Sie verstehen sicherlich, meine lieben Zuschauer, dass ich der deutschen Behörde sehr kritisch gegenüberstehe. Ich habe daraus nie ein Geheimnis gemacht. So, wie die Bundesrepublik Deutschland bis 1990 den kritischen Bürgern der DDR Beifall geklatscht und diese in ihrer kritischen Haltung unterstützt hat, so hoffe ich, dass mir meine kritische Haltung zur Bundesrepublik Deutschland jetzt nicht zum Nachteil gereicht – gleiches Recht für alle.
 
Und kommen wir nun zum hüpfenden Komma, wie Heinz Erhardt einmal so lustig sagte.
 
Vor einigen Monaten hatte ich der Agentur „Sputnik“ ein Interview gegeben, welches, aus mir unbekannten Gründen, in Polen veröffentlicht wurde. Dort wurde ich nach der Germanisierung befragt, ob diese wirklich existiert und wer denn diesen Prozess organisiert.
 
Gestatten Sie mir zum Abschluss aus dem Interview zu zitieren:
 
Frage Sputnik: Bewohner Kaliningrads schreiben in den Sozialmedien, dass sie keine Germanisierung und keine Verbreitung der Königsberger Identität sehen. Was glauben Sie selber?
 
Antwort Niemeier: Ja, es gibt viele Kaliningrader, die schreiben, dass sie keine Germanisierung und keine „Königsberger Identität“ sehen. Aber wer sind denn diese Kaliningrader? Schauen Sie mal in deren Facebook-Profil und sie sehen häufig, dass dort als Wohnort „Königsberg“ steht.

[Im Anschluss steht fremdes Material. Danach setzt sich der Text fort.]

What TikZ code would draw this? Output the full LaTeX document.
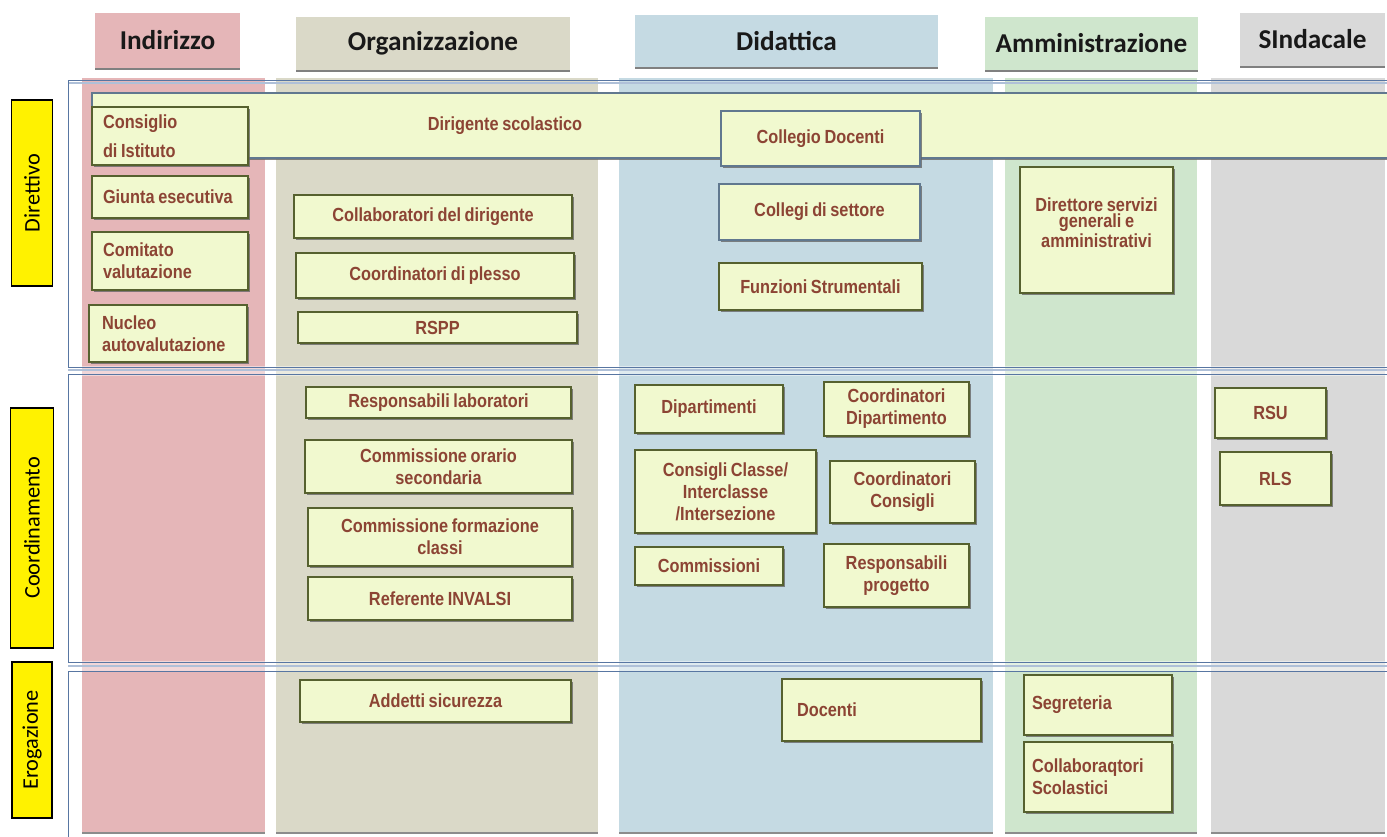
\documentclass[tikz,border=0pt]{standalone}
\usepackage{fontspec}
\setmainfont{Liberation Sans}
\newfontfamily\narrowfont[FakeStretch=0.86, WordSpace=0.8]{Liberation Sans}
\newfontfamily\headfont{Carlito}
\usepackage{tikz}
\usetikzlibrary{shapes,arrows,positioning,shadows}
\usepackage{color}

\definecolor{indirizzo}{HTML}{E5B6B8}
\definecolor{organizz}{HTML}{DAD9C8}
\definecolor{didattica}{HTML}{C5DAE3}
\definecolor{ammin}{HTML}{CFE6CD}
\definecolor{sindacale}{HTML}{D9D9D9}
\definecolor{boxfill}{HTML}{F1F9CF}
\definecolor{boxline}{HTML}{56612F}
\definecolor{bandline}{HTML}{61788F}
\definecolor{boxtext}{HTML}{8C4434}
\definecolor{frameline}{HTML}{5876A2}
\definecolor{framelight}{HTML}{AFC0D8}

\tikzset{
  stripe/.style={drop shadow={shadow xshift=0pt, shadow yshift=-1.2pt, fill=black!45, opacity=1}},
  header/.style={rectangle, inner sep=0pt, text=black!90,
    font=\headfont\bfseries\fontsize{15.5}{18}\selectfont,
    drop shadow={shadow xshift=0pt, shadow yshift=-1.4pt, fill=black!50, opacity=1}},
  level/.style={rectangle, draw=black, line width=0.9pt, fill=yellow, rotate=90,
    inner sep=0pt, font=\headfont\fontsize{12.7}{15}\selectfont},
  box/.style={rectangle, draw=boxline, line width=0.8pt, fill=boxfill, inner sep=0pt,
    text=boxtext, align=center, font=\narrowfont\bfseries\fontsize{10.8}{12.6}\selectfont,
    drop shadow={shadow xshift=1.1pt, shadow yshift=-1.1pt, fill=black!60, opacity=0.8}},
  leftbox/.style={box, align=flush left},
  boxlabel/.style={text=boxtext, inner sep=0pt, align=center,
    font=\narrowfont\bfseries\fontsize{10.8}{12.6}\selectfont},
  frame/.style={draw=frameline, line width=0.5pt},
  seam/.style={draw=framelight, line width=0.8pt},
}

\begin{document}
\begin{tikzpicture}[x=0.02cm, y=-0.02cm]
                   % Sizes
                   \pgfmathsetmacro{\edge}{1400}
                   \useasboundingbox (0,0) rectangle (1387,837);

                   % stripes
                   \fill[stripe, indirizzo] (82,78) rectangle (265,832);
                   \fill[stripe, organizz] (276,78) rectangle (598,832);
                   \fill[stripe, didattica] (619,78) rectangle (993,832);
                   \fill[stripe, ammin] (1005,78) rectangle (1197,832);
                   \fill[stripe, sindacale] (1211,78) rectangle (1385,832);

                   % frames
                   \fill[white, opacity=0.45] (68,366) rectangle (\edge,376);
                   \fill[white, opacity=0.45] (68,661) rectangle (\edge,672);
                   \draw[seam] (68,83) -- (\edge,83);
                   \draw[seam] (68,370) -- (\edge,370);
                   \draw[seam] (68,666) -- (\edge,666);
                   \draw[frame] (68,80) rectangle (\edge,367);
                   \draw[frame] (68,374) rectangle (\edge,662);
                   \draw[frame] (68,671) rectangle (\edge,870);

                   % headers
                   \node[header, fill=indirizzo, minimum width=2.9cm, minimum height=1.1cm] (hind) at (167.5,40.5) {Indirizzo};
                   \node[header, fill=organizz, minimum width=5.48cm, minimum height=1.06cm] (horg) at (433,43.5) {Organizzazione};
                   \node[header, fill=didattica, minimum width=6.06cm, minimum height=1.04cm] (hdid) at (786.5,41) {Didattica};
                   \node[header, fill=ammin, minimum width=4.26cm, minimum height=1.06cm] (hamm) at (1091.5,43.5) {Amministrazione};
                   \node[header, fill=sindacale, minimum width=2.9cm, minimum height=1.06cm] (hsin) at (1312.5,39.5) {SIndacale};

                   % levels
                   \node[level, minimum width=3.72cm, minimum height=0.82cm] (ldir) at (32,193) {Direttivo};
                   \node[level, minimum width=4.8cm, minimum height=0.86cm] (lcoo) at (32,528) {Coordinamento};
                   \node[level, minimum width=3.12cm, minimum height=0.8cm] (lero) at (32,740) {Erogazione};

                   % dirigente
                   \node[box, draw=bandline, minimum width=26.16cm, minimum height=1.3cm] (band) at (746,125.5) {};
                   \node[boxlabel] (dirig) at (505,126) {Dirigente scolastico};

                   % indirizzo
                   \node[leftbox, text width=2.68cm, minimum width=3.12cm, minimum height=1.16cm] (consiglio) at (170,136) {Consiglio\\[4pt]di Istituto};
                   \node[leftbox, text width=2.68cm, minimum width=3.12cm, minimum height=0.84cm] (giunta) at (170,197) {Giunta esecutiva};
                   \node[leftbox, text width=2.68cm, minimum width=3.12cm, minimum height=1.16cm] (comitato) at (170,261) {Comitato\\valutazione};
                   \node[leftbox, text width=2.64cm, minimum width=3.16cm, minimum height=1.14cm] (nucleo) at (168,333.5) {Nucleo\\autovalutazione};

                   % organizzazione
                   \node[box, minimum width=5.56cm, minimum height=0.86cm] (collab) at (433,216.5) {Collaboratori del dirigente};
                   \node[box, minimum width=5.56cm, minimum height=0.9cm] (plesso) at (435,275.5) {Coordinatori di plesso};
                   \node[box, minimum width=5.58cm, minimum height=0.62cm] (rspp) at (437.5,327.5) {RSPP};
                   \node[box, minimum width=5.3cm, minimum height=0.62cm] (labor) at (438.5,402.5) {Responsabili laboratori};
                   \node[box, minimum width=5.34cm, minimum height=1.06cm] (orario) at (438.5,466.5) {Commissione orario\\secondaria};
                   \node[box, minimum width=5.28cm, minimum height=1.16cm] (formaz) at (440,537) {Commissione formazione\\classi};
                   \node[box, minimum width=5.28cm, minimum height=0.86cm] (invalsi) at (440,598.5) {Referente INVALSI};
                   \node[box, minimum width=5.42cm, minimum height=0.84cm] (addetti) at (435.5,701) {Addetti sicurezza};

                   % didattica
                   \node[box, draw=bandline, minimum width=3.98cm, minimum height=1.1cm] (collegio) at (820.5,138.5) {Collegio Docenti};
                   \node[box, draw=bandline, minimum width=4.02cm, minimum height=1.12cm] (settore) at (819.5,212) {Collegi di settore};
                   \node[box, minimum width=4.06cm, minimum height=0.94cm] (funzioni) at (820.5,286.5) {Funzioni Strumentali};
                   \node[box, minimum width=2.96cm, minimum height=0.96cm] (dipart) at (709,409) {Dipartimenti};
                   \node[box, minimum width=2.9cm, minimum height=1.08cm] (coordip) at (896.5,409) {Coordinatori\\Dipartimento};
                   \node[box, minimum width=3.62cm, minimum height=1.66cm] (consigli) at (725.5,491.5) {Consigli Classe/\\Interclasse\\/Intersezione};
                   \node[box, minimum width=2.9cm, minimum height=1.24cm] (coorcons) at (902.5,492) {Coordinatori\\Consigli};
                   \node[box, minimum width=2.96cm, minimum height=0.76cm] (commiss) at (709,566) {Commissioni};
                   \node[box, minimum width=2.9cm, minimum height=1.26cm] (progetto) at (896.5,575.5) {Responsabili\\progetto};
                   \node[leftbox, text width=3.38cm, minimum width=3.98cm, minimum height=1.24cm] (docenti) at (881.5,710) {Docenti};

                   % amministrazione
                   \node[box, minimum width=3.06cm, minimum height=2.52cm] (dsga) at (1096.5,230) {};
                   \node[boxlabel, font=\narrowfont\bfseries\fontsize{10.8}{9.4}\selectfont, below=0.62cm of dsga.north] (dsgatext) {Direttore servizi\\generali e\\amministrativi};
                   \node[leftbox, text width=2.64cm, minimum width=2.96cm, minimum height=1.2cm] (segret) at (1098,705) {Segreteria};
                   \node[leftbox, text width=2.64cm, minimum width=2.96cm, minimum height=1.4cm] (scolast) at (1098,777) {Collaboraqtori\\Scolastici};

                   % sindacale
                   \node[box, minimum width=2.22cm, minimum height=1.0cm] (rsu) at (1270.5,413) {RSU};
                   \node[box, minimum width=2.22cm, minimum height=1.06cm] (rls) at (1275.5,478.5) {RLS};
\end{tikzpicture}
\end{document}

Leider ist es so, dass die Kaliningrader Patrioten still in ihrem Kämmerchen zu Hause sitzen und sich nicht zu Wort melden. Die „Königsberger“ zeigen hier eine andere Mentalität. Es ist völlig klar zu sehen, welche gesellschaftliche Gruppe besser organisiert ist. Es gibt kein wirkliches aktives Gegengewicht zu denen, die in Fußballstadien „Königsberg, Königsberg, Königsberg“ rufen. Wo war die Gruppe damals, die mit doppelter Lautstärke hätte rufen müssen „Kalitsch, Kalitsch, Kalitsch“?

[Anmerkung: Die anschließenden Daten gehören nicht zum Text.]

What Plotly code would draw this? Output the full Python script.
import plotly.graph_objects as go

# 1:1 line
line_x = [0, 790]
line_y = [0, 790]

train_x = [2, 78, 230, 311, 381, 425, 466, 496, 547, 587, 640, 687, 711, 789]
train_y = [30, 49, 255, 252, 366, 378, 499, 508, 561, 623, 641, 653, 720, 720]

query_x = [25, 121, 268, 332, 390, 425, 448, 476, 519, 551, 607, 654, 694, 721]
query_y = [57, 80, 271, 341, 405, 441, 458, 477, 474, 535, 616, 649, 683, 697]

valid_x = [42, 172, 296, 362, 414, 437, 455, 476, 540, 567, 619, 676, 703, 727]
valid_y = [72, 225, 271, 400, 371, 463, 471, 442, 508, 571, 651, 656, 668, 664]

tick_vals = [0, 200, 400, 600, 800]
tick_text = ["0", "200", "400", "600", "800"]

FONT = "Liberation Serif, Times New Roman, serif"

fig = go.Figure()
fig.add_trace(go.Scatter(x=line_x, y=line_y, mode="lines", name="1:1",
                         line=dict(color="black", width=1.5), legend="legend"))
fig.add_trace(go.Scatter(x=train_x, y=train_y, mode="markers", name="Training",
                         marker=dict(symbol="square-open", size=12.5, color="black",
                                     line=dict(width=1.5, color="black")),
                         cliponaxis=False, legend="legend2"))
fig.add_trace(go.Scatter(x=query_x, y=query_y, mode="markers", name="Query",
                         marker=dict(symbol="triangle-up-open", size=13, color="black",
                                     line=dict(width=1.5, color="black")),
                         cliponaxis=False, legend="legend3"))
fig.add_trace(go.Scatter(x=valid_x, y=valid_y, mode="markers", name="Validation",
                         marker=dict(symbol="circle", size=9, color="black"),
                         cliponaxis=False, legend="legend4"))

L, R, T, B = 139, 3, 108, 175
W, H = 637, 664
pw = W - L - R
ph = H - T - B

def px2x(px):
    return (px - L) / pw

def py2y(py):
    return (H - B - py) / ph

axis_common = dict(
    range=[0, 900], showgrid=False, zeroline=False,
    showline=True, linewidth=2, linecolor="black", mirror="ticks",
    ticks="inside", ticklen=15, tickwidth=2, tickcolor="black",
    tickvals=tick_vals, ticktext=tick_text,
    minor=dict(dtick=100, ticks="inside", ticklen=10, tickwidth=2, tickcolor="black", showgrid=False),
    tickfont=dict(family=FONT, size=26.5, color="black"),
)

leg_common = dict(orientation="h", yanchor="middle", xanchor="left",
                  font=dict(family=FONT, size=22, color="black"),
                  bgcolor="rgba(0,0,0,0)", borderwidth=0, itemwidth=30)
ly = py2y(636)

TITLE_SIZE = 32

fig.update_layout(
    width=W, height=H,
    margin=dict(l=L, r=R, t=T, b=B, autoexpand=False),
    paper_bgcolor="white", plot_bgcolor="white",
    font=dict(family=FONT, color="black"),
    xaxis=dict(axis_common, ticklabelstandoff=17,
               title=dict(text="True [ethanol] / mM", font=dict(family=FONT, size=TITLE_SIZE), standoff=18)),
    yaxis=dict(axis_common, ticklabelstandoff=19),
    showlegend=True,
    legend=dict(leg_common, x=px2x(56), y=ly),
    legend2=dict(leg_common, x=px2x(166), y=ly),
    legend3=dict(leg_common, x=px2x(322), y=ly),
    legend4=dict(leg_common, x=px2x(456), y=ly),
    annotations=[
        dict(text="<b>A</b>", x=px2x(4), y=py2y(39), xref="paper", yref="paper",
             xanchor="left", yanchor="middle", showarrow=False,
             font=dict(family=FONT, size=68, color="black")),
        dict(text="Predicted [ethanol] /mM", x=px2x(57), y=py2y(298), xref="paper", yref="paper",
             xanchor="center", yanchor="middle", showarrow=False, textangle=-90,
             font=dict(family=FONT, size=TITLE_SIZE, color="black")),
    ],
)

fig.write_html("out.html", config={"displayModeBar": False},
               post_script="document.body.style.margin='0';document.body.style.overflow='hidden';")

Vermutlich ist die „Königsberger“ Bevölkerung in Kaliningrad zahlenmäßig relativ gering – vier Prozent? Aber schauen wir doch mal auf die „Bunten Revolutionen“ der letzten Jahre. Es ist immer nur eine kleine Gruppe von Menschen gewesen, die ein ganzes Land zum Sturz gebracht hat. Wenn man in Russland glaubt, dass mit der Verhaftung, Verurteilung und Inhaftierung der BARS-Extremisten das Thema der Germanisierung oder der Königsberger Identität gelöst ist, so irrt man sich. Man hat nur eine Metastase entfernt. Das Geschwür selber wuchert nach wie vor und man weiß genau, wo dieses Geschwür sitzt, traut sich aber nicht, es zu entfernen.
 
Frage Sputnik: Und wo befindet sich das Geschwür?

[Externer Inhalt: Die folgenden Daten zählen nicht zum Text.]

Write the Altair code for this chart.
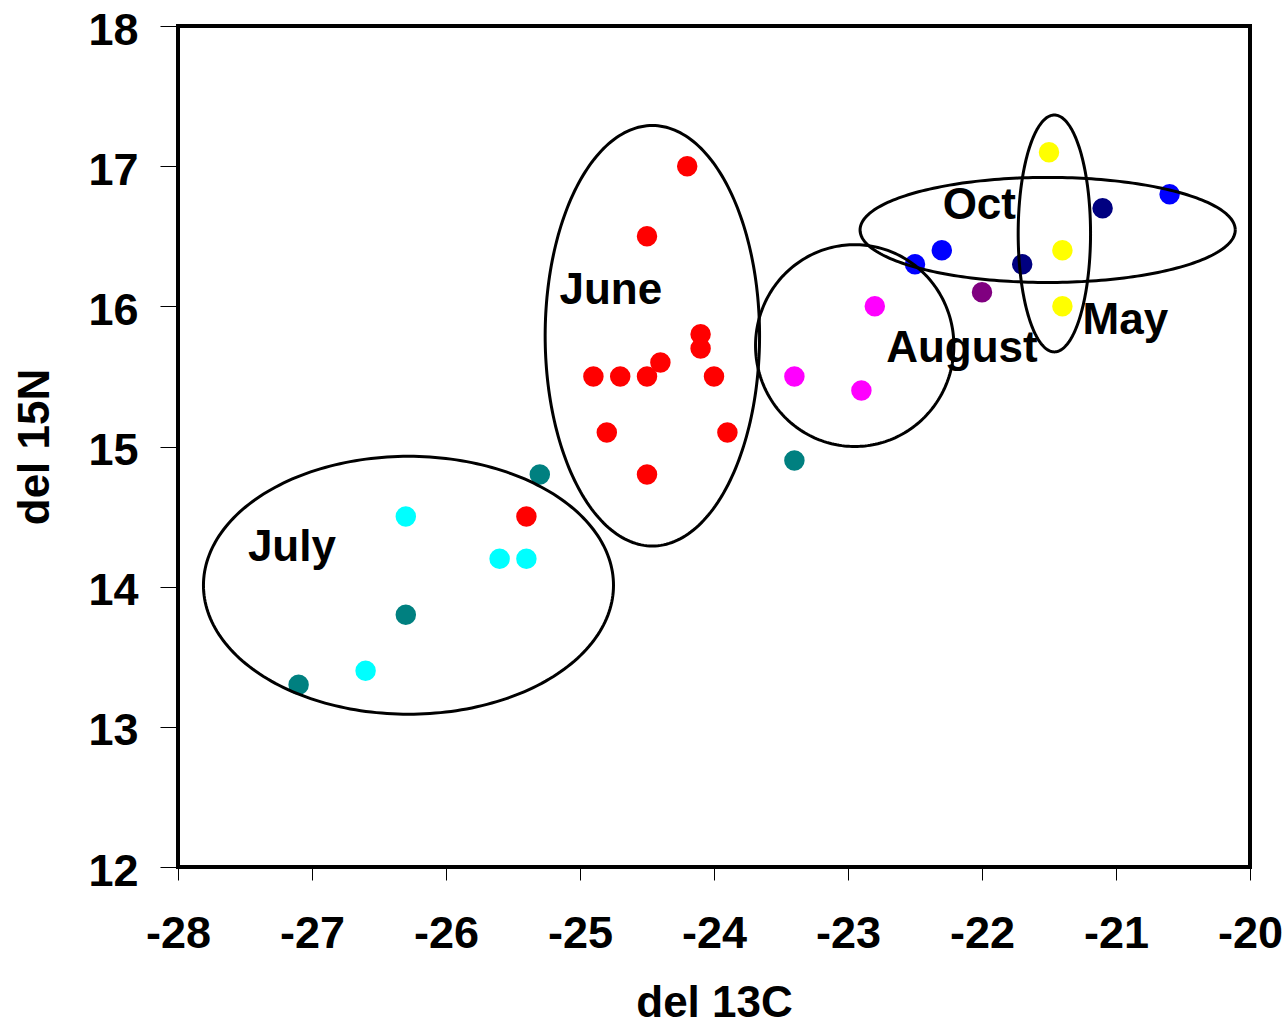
import altair as alt
import numpy as np
import pandas as pd

# Stable isotope measurements by sampling group
red_x = [-24.2, -24.5, -24.1, -24.1, -24.4, -24.9, -24.7, -24.5, -24.0, -24.8, -23.9, -24.5, -25.4]
red_y = [17.0, 16.5, 15.8, 15.7, 15.6, 15.5, 15.5, 15.5, 15.5, 15.1, 15.1, 14.8, 14.5]
cyan_x = [-26.3, -25.6, -25.4, -26.6]
cyan_y = [14.5, 14.2, 14.2, 13.4]
teal_x = [-27.1, -26.3, -25.3, -23.4]
teal_y = [13.3, 13.8, 14.8, 14.9]
magenta_x = [-23.4, -22.9, -22.8]
magenta_y = [15.5, 15.4, 16.0]
purple_x = [-22.0]
purple_y = [16.1]
blue_x = [-22.5, -22.3, -20.6]
blue_y = [16.3, 16.4, 16.8]
navy_x = [-21.7, -21.1]
navy_y = [16.3, 16.7]
yellow_x = [-21.5, -21.4, -21.4]
yellow_y = [17.1, 16.4, 16.0]

group_names = ["red", "cyan", "teal", "magenta", "purple", "blue", "navy", "yellow"]
group_colors = ["#FF0000", "#00FFFF", "#008080", "#FF00FF", "#800080", "#0000FF", "#000080", "#FFFF00"]

# Month clusters: label, label position, outline centre and radii
month_labels = ["June", "July", "August", "Oct", "May"]
label_x = [-24.77, -27.15, -22.15, -22.02, -20.93]
label_y = [16.02, 14.18, 15.60, 16.62, 15.80]
ring_cx = [-24.46, -26.28, -22.95, -21.51, -21.46]
ring_cy = [15.79, 14.01, 15.72, 16.545, 16.52]
ring_rx = [0.80, 1.53, 0.74, 1.40, 0.27]
ring_ry = [1.50, 0.92, 0.72, 0.375, 0.845]

x_ticks = [-28, -27, -26, -25, -24, -23, -22, -21, -20]
y_ticks = [12, 13, 14, 15, 16, 17, 18]

series = [
    (red_x, red_y), (cyan_x, cyan_y), (teal_x, teal_y), (magenta_x, magenta_y),
    (purple_x, purple_y), (blue_x, blue_y), (navy_x, navy_y), (yellow_x, yellow_y),
]
rows = []
for name, (xs, ys) in zip(group_names, series):
    for xv, yv in zip(xs, ys):
        rows.append({"c13": xv, "n15": yv, "group": name})
points = pd.DataFrame(rows)

labels = pd.DataFrame({"c13": label_x, "n15": label_y, "text": month_labels})

t = np.linspace(0, 2 * np.pi, 241)
ring_rows = []
for name, cx, cy, rx, ry in zip(month_labels, ring_cx, ring_cy, ring_rx, ring_ry):
    for i, a in enumerate(t):
        ring_rows.append({"c13": cx + rx * np.cos(a), "n15": cy + ry * np.sin(a),
                          "ring": name, "idx": i})
rings = pd.DataFrame(ring_rows)

FONT = "Liberation Sans"

x_enc = alt.X("c13:Q", scale=alt.Scale(domain=[-28, -20], nice=False, zero=False),
              axis=alt.Axis(title="del 13C", values=x_ticks, tickSize=13,
                            labelExpr="'' + datum.value", labelOverlap=False,
                            labelFlush=False,
                            labelPadding=31, titleBaseline="alphabetic", titleY=149))
y_enc = alt.Y("n15:Q", scale=alt.Scale(domain=[12, 18], nice=False, zero=False),
              axis=alt.Axis(title="del 15N", values=y_ticks, tickSize=18,
                            labelExpr="'' + datum.value", labelOverlap=False,
                            labelFlush=False,
                            labelPadding=22, labelOffset=4, titleX=-143,
                            titleBaseline="middle"))

dots = alt.Chart(points).mark_circle(size=420, opacity=1).encode(
    x=x_enc, y=y_enc,
    color=alt.Color("group:N", scale=alt.Scale(domain=group_names, range=group_colors),
                    legend=None),
)

text = alt.Chart(labels).mark_text(
    font=FONT, fontSize=44, fontWeight="bold", align="center", baseline="alphabetic",
    color="black",
).encode(x="c13:Q", y="n15:Q", text="text:N")

outlines = alt.Chart(rings).mark_line(color="black", strokeWidth=3).encode(
    x="c13:Q", y="n15:Q", detail="ring:N", order="idx:Q",
)

chart = alt.layer(dots, text, outlines).properties(
    width=1072, height=841,
    autosize=alt.AutoSizeParams(type="none"),
    padding={"left": 178, "top": 26, "right": 38, "bottom": 160},
    background="white",
).configure_view(
    stroke="black", strokeWidth=4,
).configure_axis(
    grid=False, domain=False, ticks=True, tickColor="black", tickWidth=1,
    labelFont=FONT, labelFontSize=45, labelFontWeight="bold", labelColor="black",
    titleFont=FONT, titleFontSize=44, titleFontWeight="bold", titleColor="black",
)

chart.save("out.html", embed_options={"renderer": "svg", "actions": False})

Antwort Niemeier: Ich meine, das Geschwür befindet sich im Zentrum Kaliningrads, dort, wo das deutsche Generalkonsulat arbeitet.
 
Lese ich mir diese Zeilen heute nochmals durch, so habe ich keinen Anlass, irgendetwas zu korrigieren.
 
Bleibt mir nur noch, mich an die Worte von Ronald Reagan in Berlin im Jahre 1987 zu erinnern, wo er mit Blick auf die Mauer rief:
 
Video: Reagan in Berlin
 
Und ich möchte, mit Blick auf das Generalkonsulat rufen: Mr. Mass, schließen Sie die Tür des Generalkonsulats.